_Information provided_
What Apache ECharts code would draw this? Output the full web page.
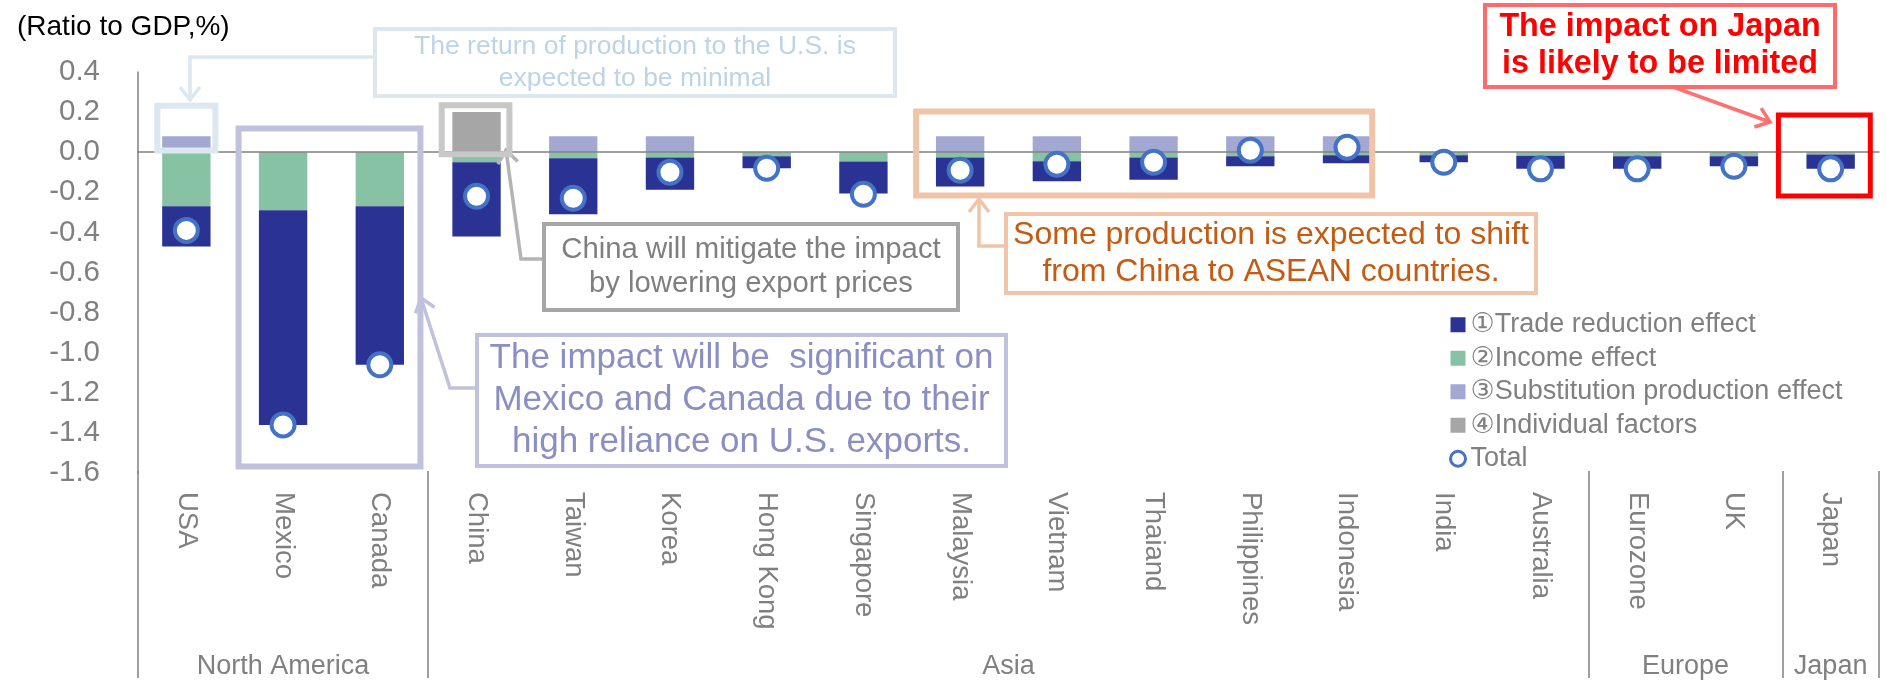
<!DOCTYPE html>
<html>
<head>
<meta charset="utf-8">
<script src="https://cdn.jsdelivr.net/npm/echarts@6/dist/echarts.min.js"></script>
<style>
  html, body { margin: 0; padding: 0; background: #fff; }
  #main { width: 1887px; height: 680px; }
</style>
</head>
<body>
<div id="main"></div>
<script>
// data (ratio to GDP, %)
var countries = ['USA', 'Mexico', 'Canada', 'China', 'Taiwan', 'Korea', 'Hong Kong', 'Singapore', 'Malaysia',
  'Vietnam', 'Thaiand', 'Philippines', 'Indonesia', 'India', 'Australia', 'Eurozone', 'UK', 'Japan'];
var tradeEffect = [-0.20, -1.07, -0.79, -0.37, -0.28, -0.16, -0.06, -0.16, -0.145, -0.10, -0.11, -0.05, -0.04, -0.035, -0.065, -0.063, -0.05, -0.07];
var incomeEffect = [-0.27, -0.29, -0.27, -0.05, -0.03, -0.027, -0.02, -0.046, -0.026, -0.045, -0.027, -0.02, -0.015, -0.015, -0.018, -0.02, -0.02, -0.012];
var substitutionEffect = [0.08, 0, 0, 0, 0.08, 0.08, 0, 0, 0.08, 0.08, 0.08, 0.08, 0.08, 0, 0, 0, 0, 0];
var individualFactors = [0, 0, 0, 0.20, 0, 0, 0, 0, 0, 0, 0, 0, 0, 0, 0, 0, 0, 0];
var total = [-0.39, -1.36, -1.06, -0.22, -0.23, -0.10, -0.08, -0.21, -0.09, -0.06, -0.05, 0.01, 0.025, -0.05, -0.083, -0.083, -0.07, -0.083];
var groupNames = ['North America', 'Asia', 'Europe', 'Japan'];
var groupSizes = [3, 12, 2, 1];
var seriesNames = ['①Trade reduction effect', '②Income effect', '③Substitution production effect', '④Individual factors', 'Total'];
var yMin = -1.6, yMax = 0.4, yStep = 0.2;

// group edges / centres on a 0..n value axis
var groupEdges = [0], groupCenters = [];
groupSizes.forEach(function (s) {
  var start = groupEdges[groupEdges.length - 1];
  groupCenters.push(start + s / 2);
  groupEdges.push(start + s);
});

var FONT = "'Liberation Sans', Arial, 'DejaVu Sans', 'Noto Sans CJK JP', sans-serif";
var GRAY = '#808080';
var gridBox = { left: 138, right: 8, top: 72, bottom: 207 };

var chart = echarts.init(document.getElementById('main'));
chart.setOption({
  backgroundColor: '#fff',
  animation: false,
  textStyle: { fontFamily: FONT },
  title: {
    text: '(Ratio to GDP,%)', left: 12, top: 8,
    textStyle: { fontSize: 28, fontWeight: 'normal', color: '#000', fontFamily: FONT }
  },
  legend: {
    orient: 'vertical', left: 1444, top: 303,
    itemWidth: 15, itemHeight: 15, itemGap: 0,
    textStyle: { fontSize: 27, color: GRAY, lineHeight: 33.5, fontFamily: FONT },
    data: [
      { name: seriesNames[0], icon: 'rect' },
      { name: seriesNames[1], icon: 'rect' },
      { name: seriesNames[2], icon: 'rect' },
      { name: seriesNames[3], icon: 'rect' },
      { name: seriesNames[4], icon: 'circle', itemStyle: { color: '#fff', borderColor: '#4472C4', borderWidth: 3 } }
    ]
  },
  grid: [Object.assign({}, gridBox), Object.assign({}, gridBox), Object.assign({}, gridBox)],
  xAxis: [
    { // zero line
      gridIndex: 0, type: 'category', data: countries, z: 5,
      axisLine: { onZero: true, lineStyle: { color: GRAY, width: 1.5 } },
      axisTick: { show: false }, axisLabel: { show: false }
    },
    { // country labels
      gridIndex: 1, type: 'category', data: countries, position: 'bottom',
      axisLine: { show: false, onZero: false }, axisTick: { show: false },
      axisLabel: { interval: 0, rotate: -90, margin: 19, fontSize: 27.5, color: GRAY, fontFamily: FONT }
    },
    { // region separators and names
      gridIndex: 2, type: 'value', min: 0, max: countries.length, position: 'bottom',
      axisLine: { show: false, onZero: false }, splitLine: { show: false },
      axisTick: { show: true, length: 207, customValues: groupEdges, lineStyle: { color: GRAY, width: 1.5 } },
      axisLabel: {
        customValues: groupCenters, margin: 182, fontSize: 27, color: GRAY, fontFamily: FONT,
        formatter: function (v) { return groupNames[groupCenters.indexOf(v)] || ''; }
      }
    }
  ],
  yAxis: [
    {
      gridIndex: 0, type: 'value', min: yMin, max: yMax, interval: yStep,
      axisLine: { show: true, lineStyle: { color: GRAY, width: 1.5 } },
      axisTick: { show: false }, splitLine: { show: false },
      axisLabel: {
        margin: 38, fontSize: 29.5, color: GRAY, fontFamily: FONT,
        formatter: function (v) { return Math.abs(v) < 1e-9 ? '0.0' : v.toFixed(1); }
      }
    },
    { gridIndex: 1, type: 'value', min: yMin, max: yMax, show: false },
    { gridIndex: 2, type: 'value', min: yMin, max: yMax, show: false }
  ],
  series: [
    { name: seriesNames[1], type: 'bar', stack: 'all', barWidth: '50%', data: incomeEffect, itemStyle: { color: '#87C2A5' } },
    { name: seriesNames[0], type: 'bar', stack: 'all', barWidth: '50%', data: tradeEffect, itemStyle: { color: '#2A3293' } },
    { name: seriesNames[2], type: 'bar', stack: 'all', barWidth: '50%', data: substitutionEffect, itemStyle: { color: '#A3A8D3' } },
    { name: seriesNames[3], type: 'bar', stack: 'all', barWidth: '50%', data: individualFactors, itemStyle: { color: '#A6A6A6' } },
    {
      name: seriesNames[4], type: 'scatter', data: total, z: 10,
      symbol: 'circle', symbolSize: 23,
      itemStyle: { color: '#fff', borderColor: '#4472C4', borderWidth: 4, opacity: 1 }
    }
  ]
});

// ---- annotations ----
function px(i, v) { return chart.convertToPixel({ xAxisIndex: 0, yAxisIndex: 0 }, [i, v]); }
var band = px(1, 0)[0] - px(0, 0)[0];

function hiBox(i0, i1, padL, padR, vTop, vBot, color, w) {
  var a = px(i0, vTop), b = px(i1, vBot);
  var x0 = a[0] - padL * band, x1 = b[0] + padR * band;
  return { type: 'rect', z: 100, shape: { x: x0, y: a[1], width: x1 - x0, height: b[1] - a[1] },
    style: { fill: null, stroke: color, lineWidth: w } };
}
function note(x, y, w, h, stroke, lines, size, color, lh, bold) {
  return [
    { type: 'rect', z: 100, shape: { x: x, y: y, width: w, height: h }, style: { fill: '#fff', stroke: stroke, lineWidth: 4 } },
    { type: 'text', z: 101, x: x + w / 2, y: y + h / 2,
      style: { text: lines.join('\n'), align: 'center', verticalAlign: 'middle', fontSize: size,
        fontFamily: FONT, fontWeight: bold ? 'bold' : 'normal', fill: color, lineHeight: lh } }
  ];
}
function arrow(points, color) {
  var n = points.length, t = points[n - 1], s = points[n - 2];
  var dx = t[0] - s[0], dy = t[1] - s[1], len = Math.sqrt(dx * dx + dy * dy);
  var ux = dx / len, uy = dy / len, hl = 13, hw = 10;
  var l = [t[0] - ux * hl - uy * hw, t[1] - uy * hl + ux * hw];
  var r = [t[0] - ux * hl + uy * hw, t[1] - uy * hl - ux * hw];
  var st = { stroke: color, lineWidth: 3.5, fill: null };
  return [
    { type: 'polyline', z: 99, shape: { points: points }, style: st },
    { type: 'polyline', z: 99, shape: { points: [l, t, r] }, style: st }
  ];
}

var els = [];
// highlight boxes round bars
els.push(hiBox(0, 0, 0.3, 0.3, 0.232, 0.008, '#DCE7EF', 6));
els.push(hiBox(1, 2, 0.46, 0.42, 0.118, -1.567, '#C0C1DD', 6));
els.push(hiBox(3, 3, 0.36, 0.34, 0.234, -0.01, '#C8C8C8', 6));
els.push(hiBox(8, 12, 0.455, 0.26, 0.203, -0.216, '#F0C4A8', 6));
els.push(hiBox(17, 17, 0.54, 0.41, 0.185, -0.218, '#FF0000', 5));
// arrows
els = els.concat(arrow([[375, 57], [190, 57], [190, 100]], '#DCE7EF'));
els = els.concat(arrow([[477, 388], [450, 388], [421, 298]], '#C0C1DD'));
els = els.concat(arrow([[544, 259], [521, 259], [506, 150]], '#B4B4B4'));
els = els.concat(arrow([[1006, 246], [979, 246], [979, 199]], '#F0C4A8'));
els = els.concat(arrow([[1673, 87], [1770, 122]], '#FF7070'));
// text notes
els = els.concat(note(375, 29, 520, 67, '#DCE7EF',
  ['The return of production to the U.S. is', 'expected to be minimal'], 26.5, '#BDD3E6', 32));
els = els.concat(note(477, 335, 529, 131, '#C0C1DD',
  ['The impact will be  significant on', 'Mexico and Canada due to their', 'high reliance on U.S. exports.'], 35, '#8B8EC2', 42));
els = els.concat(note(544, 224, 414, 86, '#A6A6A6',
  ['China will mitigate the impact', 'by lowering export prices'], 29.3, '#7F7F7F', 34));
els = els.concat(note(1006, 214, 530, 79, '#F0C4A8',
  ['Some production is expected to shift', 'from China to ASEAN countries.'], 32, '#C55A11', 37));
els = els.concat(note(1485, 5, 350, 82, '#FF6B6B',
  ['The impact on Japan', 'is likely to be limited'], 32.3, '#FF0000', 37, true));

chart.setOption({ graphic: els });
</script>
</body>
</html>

_To be done_
Repeat only what lies between the start of the data and the end of the line containing "72, bottom: 207", exactly, with pictures left out.

_Exercise solution_
What Apache ECharts code would draw this? Output the full web page.
<!DOCTYPE html>
<html>
<head>
<meta charset="utf-8">
<script src="https://cdn.jsdelivr.net/npm/echarts@6/dist/echarts.min.js"></script>
<style>
  html, body { margin: 0; padding: 0; background: #fff; }
  #main { width: 1887px; height: 680px; }
</style>
</head>
<body>
<div id="main"></div>
<script>
// data (ratio to GDP, %)
var countries = ['USA', 'Mexico', 'Canada', 'China', 'Taiwan', 'Korea', 'Hong Kong', 'Singapore', 'Malaysia',
  'Vietnam', 'Thaiand', 'Philippines', 'Indonesia', 'India', 'Australia', 'Eurozone', 'UK', 'Japan'];
var tradeEffect = [-0.20, -1.07, -0.79, -0.37, -0.28, -0.16, -0.06, -0.16, -0.145, -0.10, -0.11, -0.05, -0.04, -0.035, -0.065, -0.063, -0.05, -0.07];
var incomeEffect = [-0.27, -0.29, -0.27, -0.05, -0.03, -0.027, -0.02, -0.046, -0.026, -0.045, -0.027, -0.02, -0.015, -0.015, -0.018, -0.02, -0.02, -0.012];
var substitutionEffect = [0.08, 0, 0, 0, 0.08, 0.08, 0, 0, 0.08, 0.08, 0.08, 0.08, 0.08, 0, 0, 0, 0, 0];
var individualFactors = [0, 0, 0, 0.20, 0, 0, 0, 0, 0, 0, 0, 0, 0, 0, 0, 0, 0, 0];
var total = [-0.39, -1.36, -1.06, -0.22, -0.23, -0.10, -0.08, -0.21, -0.09, -0.06, -0.05, 0.01, 0.025, -0.05, -0.083, -0.083, -0.07, -0.083];
var groupNames = ['North America', 'Asia', 'Europe', 'Japan'];
var groupSizes = [3, 12, 2, 1];
var seriesNames = ['①Trade reduction effect', '②Income effect', '③Substitution production effect', '④Individual factors', 'Total'];
var yMin = -1.6, yMax = 0.4, yStep = 0.2;

// group edges / centres on a 0..n value axis
var groupEdges = [0], groupCenters = [];
groupSizes.forEach(function (s) {
  var start = groupEdges[groupEdges.length - 1];
  groupCenters.push(start + s / 2);
  groupEdges.push(start + s);
});

var FONT = "'Liberation Sans', Arial, 'DejaVu Sans', 'Noto Sans CJK JP', sans-serif";
var GRAY = '#808080';
var gridBox = { left: 138, right: 8, top: 72, bottom: 207 };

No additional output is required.